Is there one algorithm that outperforms the rest, across diverse input settings?
No single algorithm offers uniformly low error. At small scales, data-dependent algorithms dominate; at large scales data-independent algorithms dominate.
Above we rank algorithms by their average regret
. The regret of an algorithm in one experimental configuration is the error of the algorithm divided by the error of the best algorithm for that configuration. We consider a collection of configurations (varying dimensionality, scale, domain size, and shape) and average the regret values over all configurations. A regret value of 1.0 is optimal, but achieving optimal regret is not practically possible with the current state-of-the-art algorithms because the best algorithm for a configuration
cannot be selected without knowledge of the input data.
By adjusting the settings on the right, one can view regret on specific sets of input configurations.
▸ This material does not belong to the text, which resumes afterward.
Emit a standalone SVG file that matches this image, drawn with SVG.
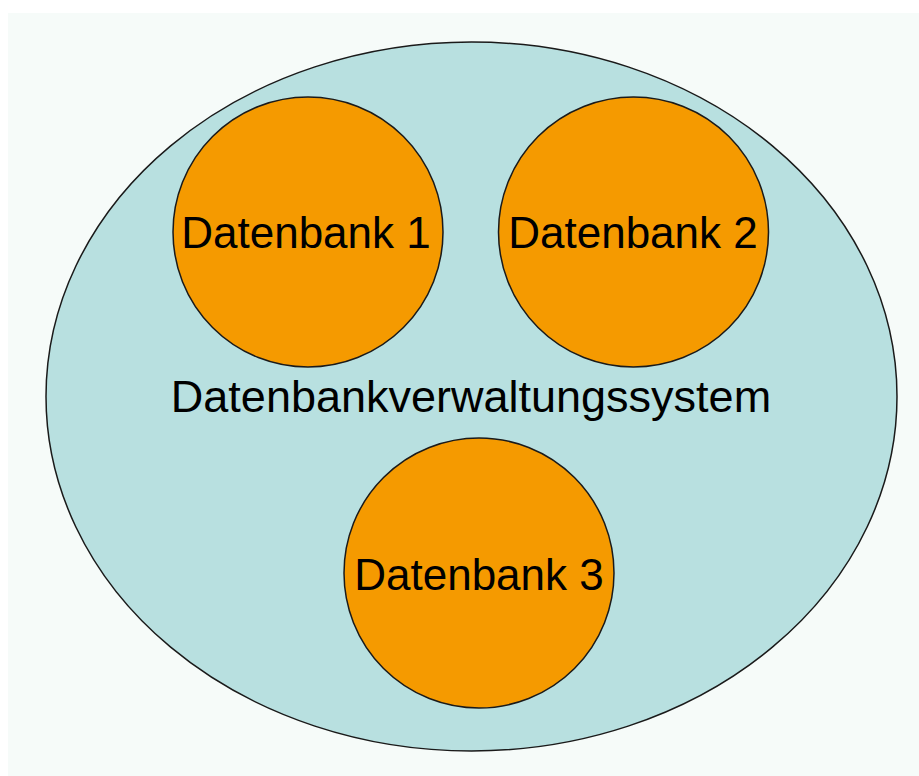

For example, by setting Scale to 1000, we can view the best performing algorithms at a small scale, but still across all domain sizes and shapes.
When comparing algorithms, it is important to remember that this comparison is with respect to a specific class of tasks: answering sets of range queries on 1-dimensional or 2-dimensional data. Some of the algorithms above have been designed specifically for such tasks, and only support these tasks, and are therefore specialized. Other algorithms are more general, supporting these tasks and others. For example, the MWEM algorithm can support a general class of queries (sets of linear queries) in high dimensions, while the DAWA algorithm is limited to the 1 and 2-dimensional case.